--- start MATERIAL ---
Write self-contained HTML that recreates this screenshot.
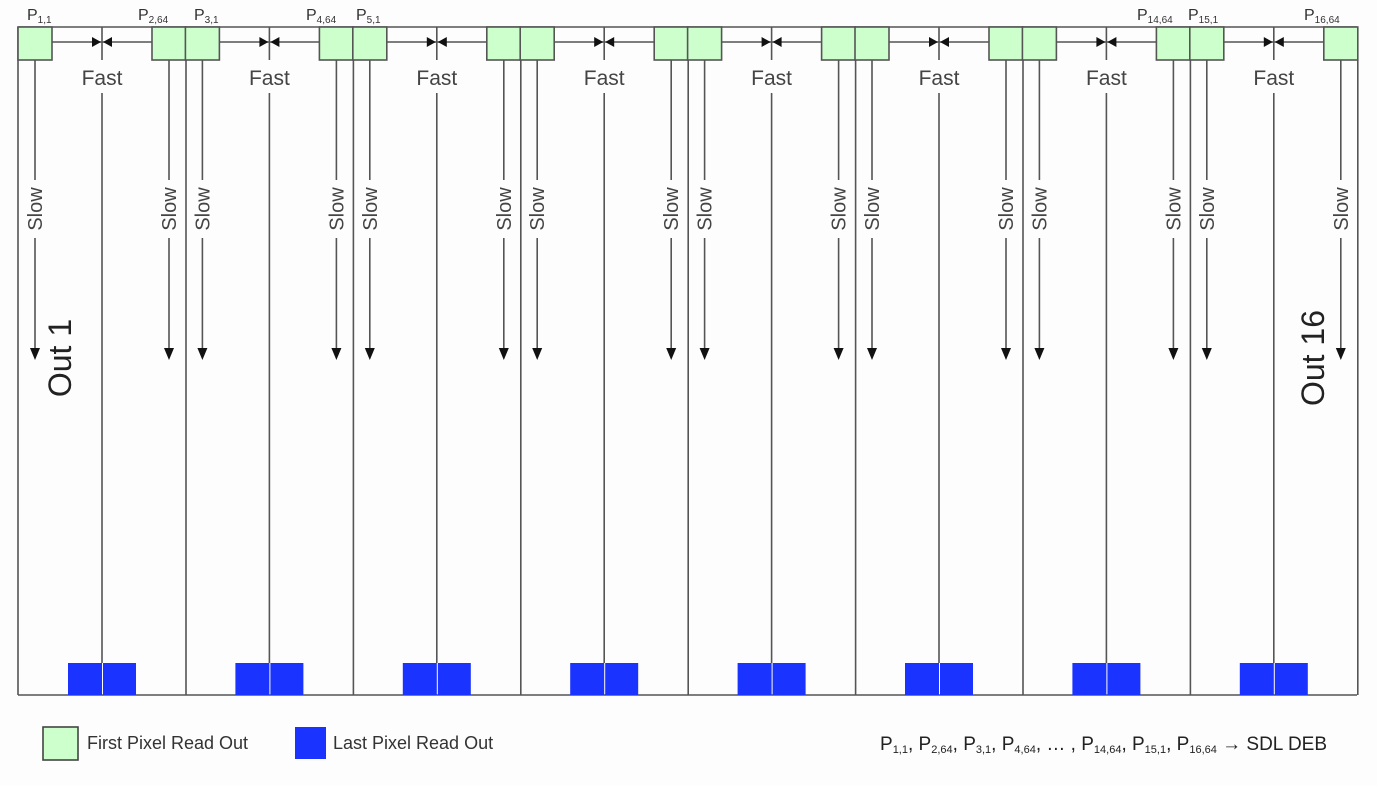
<!DOCTYPE html>
<html><head><meta charset="utf-8"><style>
html,body{margin:0;padding:0;background:#fdfdfd;}
svg{display:block;font-family:"Liberation Sans",Arial,sans-serif;}
</style></head><body>
<svg width="1377" height="786" viewBox="0 0 1377 786" xmlns="http://www.w3.org/2000/svg">
<defs>
<g id="sec" stroke="#555" stroke-width="1.6" fill="none">
  <line x1="52" y1="42" x2="152" y2="42"/>
  <line x1="102" y1="27" x2="102" y2="60"/>
  <line x1="102" y1="93" x2="102" y2="663"/>
  <polygon points="92,37 101,42 92,47" fill="#111" stroke="none"/>
  <polygon points="103,42 112,37 112,47" fill="#111" stroke="none"/>
  <line x1="35" y1="60" x2="35" y2="180"/>
  <line x1="35" y1="238" x2="35" y2="352"/>
  <polygon points="30,348 40,348 35,360" fill="#111" stroke="none"/>
  <line x1="169" y1="60" x2="169" y2="180"/>
  <line x1="169" y1="238" x2="169" y2="352"/>
  <polygon points="164,348 174,348 169,360" fill="#111" stroke="none"/>
  <rect x="18" y="27" width="34" height="33" fill="#ccffcc" stroke="#555"/>
  <rect x="152" y="27" width="34" height="33" fill="#ccffcc" stroke="#555"/>
  <line x1="186" y1="60" x2="186" y2="695"/>
  <rect x="68" y="663" width="34" height="32" fill="#1a33ff" stroke="none"/>
  <rect x="103" y="663" width="33" height="32" fill="#1a33ff" stroke="none"/>
  <text x="102" y="85" font-size="21" text-anchor="middle" fill="#444" stroke="none">Fast</text>
  <text transform="translate(42,209) rotate(-90)" font-size="20" text-anchor="middle" fill="#444" stroke="none">Slow</text>
  <text transform="translate(176,209) rotate(-90)" font-size="20" text-anchor="middle" fill="#444" stroke="none">Slow</text>
</g>
</defs>
<g stroke="#555" stroke-width="1.6">
  <line x1="18" y1="27" x2="1357" y2="27"/>
  <line x1="18" y1="27" x2="18" y2="695"/>
  <line x1="18" y1="695" x2="1357" y2="695"/>
</g>
<use href="#sec"/>
<use href="#sec" transform="translate(167.4,0)"/>
<use href="#sec" transform="translate(334.8,0)"/>
<use href="#sec" transform="translate(502.2,0)"/>
<use href="#sec" transform="translate(669.6,0)"/>
<use href="#sec" transform="translate(837,0)"/>
<use href="#sec" transform="translate(1004.4,0)"/>
<use href="#sec" transform="translate(1171.8,0)"/>
<text transform="translate(71,358) rotate(-90)" font-size="32" text-anchor="middle" fill="#222">Out 1</text>
<text transform="translate(1324,358) rotate(-90)" font-size="32" text-anchor="middle" fill="#222">Out 16</text>
<g font-size="16" fill="#333">
  <text x="27" y="20">P<tspan font-size="10" dy="3">1,1</tspan></text>
  <text x="138" y="20">P<tspan font-size="10" dy="3">2,64</tspan></text>
  <text x="194" y="20">P<tspan font-size="10" dy="3">3,1</tspan></text>
  <text x="306" y="20">P<tspan font-size="10" dy="3">4,64</tspan></text>
  <text x="356" y="20">P<tspan font-size="10" dy="3">5,1</tspan></text>
  <text x="1137" y="20">P<tspan font-size="10" dy="3">14,64</tspan></text>
  <text x="1188" y="20">P<tspan font-size="10" dy="3">15,1</tspan></text>
  <text x="1304" y="20">P<tspan font-size="10" dy="3">16,64</tspan></text>
</g>
<rect x="43" y="727" width="35" height="33" fill="#ccffcc" stroke="#444" stroke-width="1.6"/>
<text x="87" y="749" font-size="18" fill="#333">First Pixel Read Out</text>
<rect x="295" y="727" width="31" height="32" fill="#1a33ff"/>
<text x="333" y="749" font-size="18" fill="#333">Last Pixel Read Out</text>
<text x="880" y="750" font-size="19" fill="#222">P<tspan font-size="11" dy="3">1,1</tspan><tspan dy="-3">, P</tspan><tspan font-size="11" dy="3">2,64</tspan><tspan dy="-3">, P</tspan><tspan font-size="11" dy="3">3,1</tspan><tspan dy="-3">, P</tspan><tspan font-size="11" dy="3">4,64</tspan><tspan dy="-3">, … , P</tspan><tspan font-size="11" dy="3">14,64</tspan><tspan dy="-3">, P</tspan><tspan font-size="11" dy="3">15,1</tspan><tspan dy="-3">, P</tspan><tspan font-size="11" dy="3">16,64</tspan><tspan dy="-3"> → SDL DEB</tspan></text>
</svg>
</body></html>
--- end MATERIAL ---
▶ [TASK DESCRIPTION]: Would you set down the listing exactly, omitting pictures?

▶ [SOLUTION FOR THIS EXERCISE]:
Write self-contained HTML that recreates this screenshot.
<!DOCTYPE html>
<html><head><meta charset="utf-8"><style>
html,body{margin:0;padding:0;background:#fdfdfd;}
svg{display:block;font-family:"Liberation Sans",Arial,sans-serif;}
</style></head><body>
<svg width="1377" height="786" viewBox="0 0 1377 786" xmlns="http://www.w3.org/2000/svg">
<defs>
<g id="sec" stroke="#555" stroke-width="1.6" fill="none">
  <line x1="52" y1="42" x2="152" y2="42"/>
  <line x1="102" y1="27" x2="102" y2="60"/>
  <line x1="102" y1="93" x2="102" y2="663"/>
  <polygon points="92,37 101,42 92,47" fill="#111" stroke="none"/>
  <polygon points="103,42 112,37 112,47" fill="#111" stroke="none"/>
  <line x1="35" y1="60" x2="35" y2="180"/>
  <line x1="35" y1="238" x2="35" y2="352"/>
  <polygon points="30,348 40,348 35,360" fill="#111" stroke="none"/>
  <line x1="169" y1="60" x2="169" y2="180"/>
  <line x1="169" y1="238" x2="169" y2="352"/>
  <polygon points="164,348 174,348 169,360" fill="#111" stroke="none"/>
  <rect x="18" y="27" width="34" height="33" fill="#ccffcc" stroke="#555"/>
  <rect x="152" y="27" width="34" height="33" fill="#ccffcc" stroke="#555"/>
  <line x1="186" y1="60" x2="186" y2="695"/>
  <rect x="68" y="663" width="34" height="32" fill="#1a33ff" stroke="none"/>
  <rect x="103" y="663" width="33" height="32" fill="#1a33ff" stroke="none"/>
  <text x="102" y="85" font-size="21" text-anchor="middle" fill="#444" stroke="none">Fast</text>
  <text transform="translate(42,209) rotate(-90)" font-size="20" text-anchor="middle" fill="#444" stroke="none">Slow</text>
  <text transform="translate(176,209) rotate(-90)" font-size="20" text-anchor="middle" fill="#444" stroke="none">Slow</text>
</g>
</defs>
<g stroke="#555" stroke-width="1.6">
  <line x1="18" y1="27" x2="1357" y2="27"/>
  <line x1="18" y1="27" x2="18" y2="695"/>
  <line x1="18" y1="695" x2="1357" y2="695"/>
</g>
<use href="#sec"/>
<use href="#sec" transform="translate(167.4,0)"/>
<use href="#sec" transform="translate(334.8,0)"/>
<use href="#sec" transform="translate(502.2,0)"/>
<use href="#sec" transform="translate(669.6,0)"/>
<use href="#sec" transform="translate(837,0)"/>
<use href="#sec" transform="translate(1004.4,0)"/>
<use href="#sec" transform="translate(1171.8,0)"/>
<text transform="translate(71,358) rotate(-90)" font-size="32" text-anchor="middle" fill="#222">Out 1</text>
<text transform="translate(1324,358) rotate(-90)" font-size="32" text-anchor="middle" fill="#222">Out 16</text>
<g font-size="16" fill="#333">
  <text x="27" y="20">P<tspan font-size="10" dy="3">1,1</tspan></text>
  <text x="138" y="20">P<tspan font-size="10" dy="3">2,64</tspan></text>
  <text x="194" y="20">P<tspan font-size="10" dy="3">3,1</tspan></text>
  <text x="306" y="20">P<tspan font-size="10" dy="3">4,64</tspan></text>
  <text x="356" y="20">P<tspan font-size="10" dy="3">5,1</tspan></text>
  <text x="1137" y="20">P<tspan font-size="10" dy="3">14,64</tspan></text>
  <text x="1188" y="20">P<tspan font-size="10" dy="3">15,1</tspan></text>
  <text x="1304" y="20">P<tspan font-size="10" dy="3">16,64</tspan></text>
</g>
<rect x="43" y="727" width="35" height="33" fill="#ccffcc" stroke="#444" stroke-width="1.6"/>
<text x="87" y="749" font-size="18" fill="#333">First Pixel Read Out</text>
<rect x="295" y="727" width="31" height="32" fill="#1a33ff"/>
<text x="333" y="749" font-size="18" fill="#333">Last Pixel Read Out</text>
<text x="880" y="750" font-size="19" fill="#222">P<tspan font-size="11" dy="3">1,1</tspan><tspan dy="-3">, P</tspan><tspan font-size="11" dy="3">2,64</tspan><tspan dy="-3">, P</tspan><tspan font-size="11" dy="3">3,1</tspan><tspan dy="-3">, P</tspan><tspan font-size="11" dy="3">4,64</tspan><tspan dy="-3">, … , P</tspan><tspan font-size="11" dy="3">14,64</tspan><tspan dy="-3">, P</tspan><tspan font-size="11" dy="3">15,1</tspan><tspan dy="-3">, P</tspan><tspan font-size="11" dy="3">16,64</tspan><tspan dy="-3"> → SDL DEB</tspan></text>
</svg>
</body></html>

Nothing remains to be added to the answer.